- _What you will do_: Print the records below exactly, starting at the first line and stopping after the line that contains "from bokeh.resources import INLINE". Leave out any pictures.

- _Material provided_:

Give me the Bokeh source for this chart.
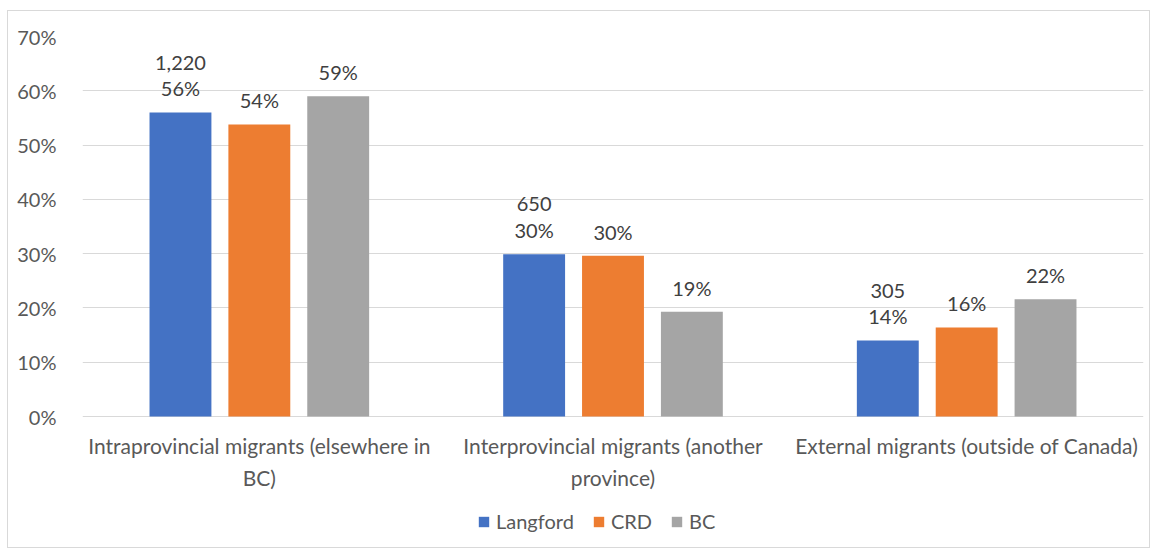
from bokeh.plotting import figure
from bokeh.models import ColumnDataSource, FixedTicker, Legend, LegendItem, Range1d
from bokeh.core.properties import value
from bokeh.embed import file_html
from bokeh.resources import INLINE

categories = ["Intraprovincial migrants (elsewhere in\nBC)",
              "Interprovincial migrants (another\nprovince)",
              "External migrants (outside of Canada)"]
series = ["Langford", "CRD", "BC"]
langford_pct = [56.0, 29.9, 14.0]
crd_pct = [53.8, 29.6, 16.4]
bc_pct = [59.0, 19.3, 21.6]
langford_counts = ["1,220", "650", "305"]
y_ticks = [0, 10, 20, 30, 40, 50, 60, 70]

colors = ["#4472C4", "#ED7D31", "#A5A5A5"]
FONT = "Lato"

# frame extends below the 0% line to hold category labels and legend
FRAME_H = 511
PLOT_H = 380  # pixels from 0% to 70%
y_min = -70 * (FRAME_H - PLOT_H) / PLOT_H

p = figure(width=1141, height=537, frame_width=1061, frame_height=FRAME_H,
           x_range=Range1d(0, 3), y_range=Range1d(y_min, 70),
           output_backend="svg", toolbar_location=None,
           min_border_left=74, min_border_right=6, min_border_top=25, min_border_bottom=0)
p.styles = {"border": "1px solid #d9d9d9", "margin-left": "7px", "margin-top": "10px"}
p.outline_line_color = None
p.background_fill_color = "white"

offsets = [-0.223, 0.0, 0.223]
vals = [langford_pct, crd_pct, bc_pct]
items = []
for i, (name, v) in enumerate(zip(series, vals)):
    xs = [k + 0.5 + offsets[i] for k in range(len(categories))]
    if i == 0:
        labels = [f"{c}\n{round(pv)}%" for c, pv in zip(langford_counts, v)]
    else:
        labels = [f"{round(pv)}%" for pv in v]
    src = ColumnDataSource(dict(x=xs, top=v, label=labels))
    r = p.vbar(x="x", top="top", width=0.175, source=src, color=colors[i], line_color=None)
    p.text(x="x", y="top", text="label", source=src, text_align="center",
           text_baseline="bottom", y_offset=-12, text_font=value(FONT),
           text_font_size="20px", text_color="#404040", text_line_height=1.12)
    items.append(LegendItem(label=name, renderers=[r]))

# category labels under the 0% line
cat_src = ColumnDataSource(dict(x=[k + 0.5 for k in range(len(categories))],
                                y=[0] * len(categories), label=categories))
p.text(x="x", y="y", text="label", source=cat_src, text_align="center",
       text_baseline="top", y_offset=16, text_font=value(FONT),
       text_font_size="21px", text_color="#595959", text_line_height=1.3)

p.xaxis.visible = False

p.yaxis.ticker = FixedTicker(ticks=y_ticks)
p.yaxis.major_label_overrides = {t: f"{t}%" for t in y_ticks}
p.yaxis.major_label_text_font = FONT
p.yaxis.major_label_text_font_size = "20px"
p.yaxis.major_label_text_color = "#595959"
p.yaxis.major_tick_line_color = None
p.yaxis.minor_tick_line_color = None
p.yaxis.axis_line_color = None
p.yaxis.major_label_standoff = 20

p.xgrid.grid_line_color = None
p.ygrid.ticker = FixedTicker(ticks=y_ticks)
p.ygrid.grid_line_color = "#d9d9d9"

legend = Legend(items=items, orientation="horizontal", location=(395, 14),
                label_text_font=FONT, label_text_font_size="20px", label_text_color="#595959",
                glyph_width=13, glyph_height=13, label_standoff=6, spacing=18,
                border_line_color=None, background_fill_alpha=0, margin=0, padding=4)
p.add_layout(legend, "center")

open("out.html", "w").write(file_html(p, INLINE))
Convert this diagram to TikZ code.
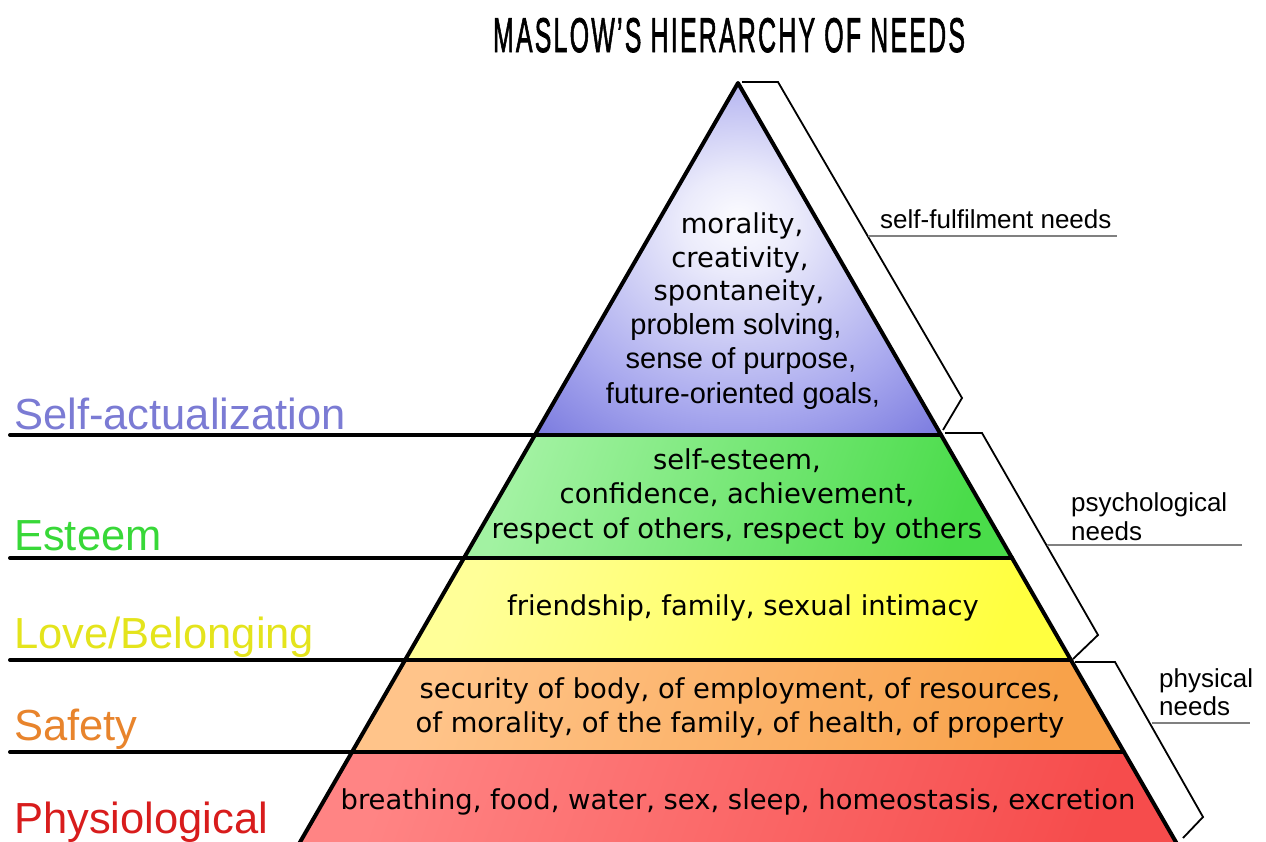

- _Task result_:
Give me the Bokeh source for this chart.
from bokeh.plotting import figure
from bokeh.models import ColumnDataSource, FixedTicker, Legend, LegendItem, Range1d
from bokeh.core.properties import value
from bokeh.embed import file_html
from bokeh.resources import INLINE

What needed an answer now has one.